The Delaware Canal State Park runs from  Morrisville to Easton. The canal path, or tow path used by the mules to pull the barges along the canal years ago is now used by people to get some fresh air and a little exercise.
It is possible to walk from this red foot bridge in Morrisville to Easton without leaving the canal path.
The picture of this cyclist was taken where the canal passes Tinicum County Park.
Because of the changes in elevation, it was necessary to install a series of lock systems to control the flow of water in the canal. This is lock NO. 12 in Lumberville. Note the River Road on the right and the foot bridge to New Jersey in the background.
Changes in elevation were not the only problem encountered when building the canal. Because there are numerous streambeds cut into hillside along the river, it was necessary to build bridges for the canal to cross these streambeds. Tinicum Creek seen here, is flowing under the River Road and the Delaware Canal. The darker brown bridge is the canal, and it is actually carrying water, note the leak.
Of course bridges were needed to cross over the canal as well. Most of these bridges were the same style red bridge, and although they have since been replaced with more modern bridges, the recognizable red canal bridge style has been maintained.

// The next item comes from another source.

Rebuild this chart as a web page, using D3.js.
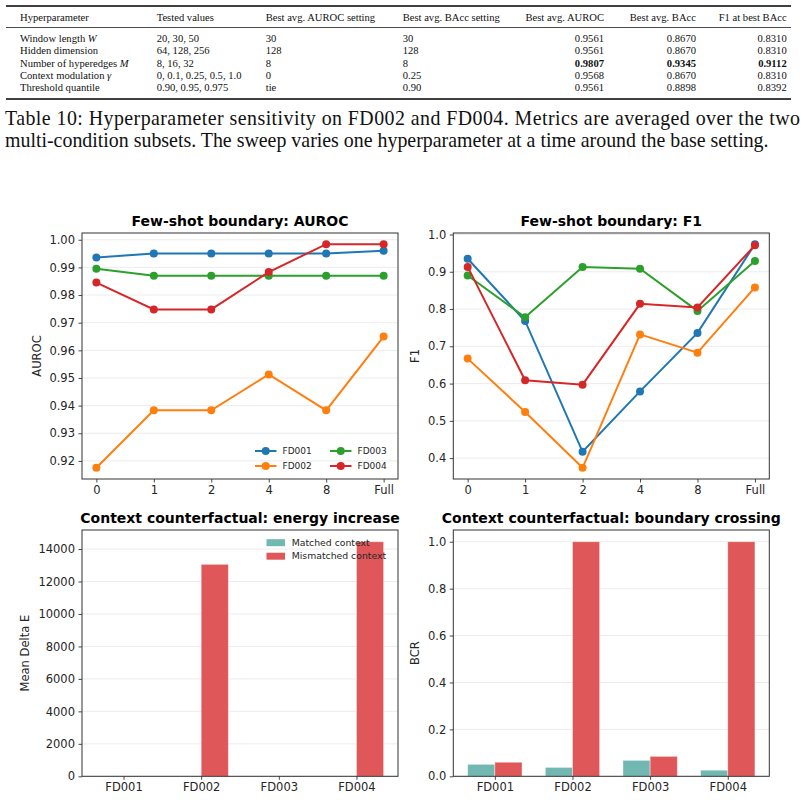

This picture in Lumberville shows just how closely the canal follows the river. This is mostly due to the steep slope of the land along the river in the upper sections. Along the southern sections of the canal where the land is not so steep the canal can move inland away from the river to cut across the lower end of the county in Falls Township. 
This scene is repeated over and over again up and down the canal. Note the red bridge in the background.
The General Store in Upper Black Eddy offers picnic tables along the canal to have some lunch, or maybe just a cold drink.
A beautiful summer day along the Delaware Canal; the sun is warm but the shade is cool.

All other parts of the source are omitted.